When a query is FINISHED, the download_url field will provide the URL for retrieving the data. The final_file field is a repository assigned file name, usually made unique in some way by using the query_id, that is provided for convenience, but clients are allowed to use whatever filename they wish. Here is an example to download the data for above query.

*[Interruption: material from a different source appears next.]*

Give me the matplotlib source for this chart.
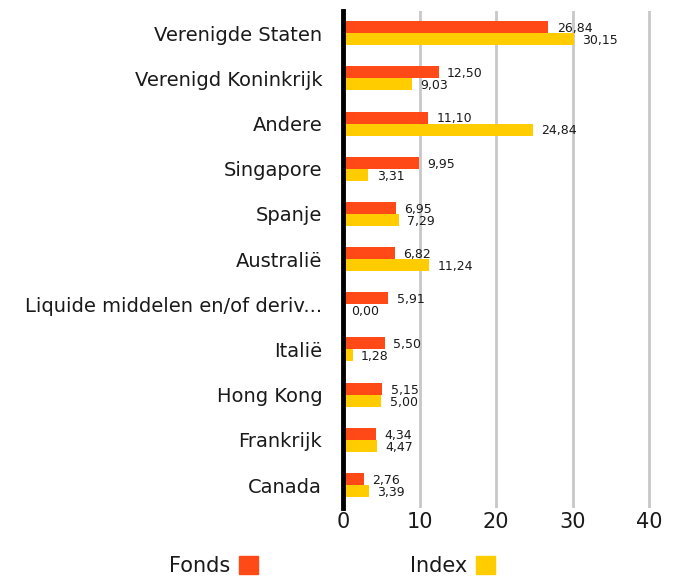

curl -o 1978706891589873170-242ac118-0001-012.airr.tsv https://vdj-agave-api.tacc.utexas.edu/postits/v2/f8d52cdb-9234-41e3-a908-95c9034a3360-010

Request Notifications for Query Status Changes#

The client can request that a URL be called by the repository whenever the status of a query changes. This can only be done with the initial query request. A notification object is provided with the initial query request that specifies the URL to be called, whether the GET or POST method is used, and what status changes to receive. This object is provided with the notification parameter. Here is the above example query request where a notification URL has been added.

{
    "filters":{
        "op":"and",
        "content": [
            {
                "op":"in",
                "content": {
                    "field":"repertoire_id",
                    "value":[
                        "2603354229190496746-242ac113-0001-012",
                        "2618085967015776746-242ac113-0001-012",
                        "2633633748627296746-242ac113-0001-012",
                        "2564613624180576746-242ac113-0001-012"
                    ]
                }
            },
            {
                "op":"=",
                "content": {
                    "field":"junction_aa",
                    "value":"CARDPRSYHAFDIW"
                }
            }
        ]
    },
    "fields":["repertoire_id","sequence_id","v_call","productive"],
    "format":"tsv",
    "notification":{
        "url"": "https://notify.example.com",
        "method": "POST"
    }
}

When sending a notification, the repository will call the URL using requested method and provide data with information about the query status change. This data is exactly the same as what is returned by the status endpoint.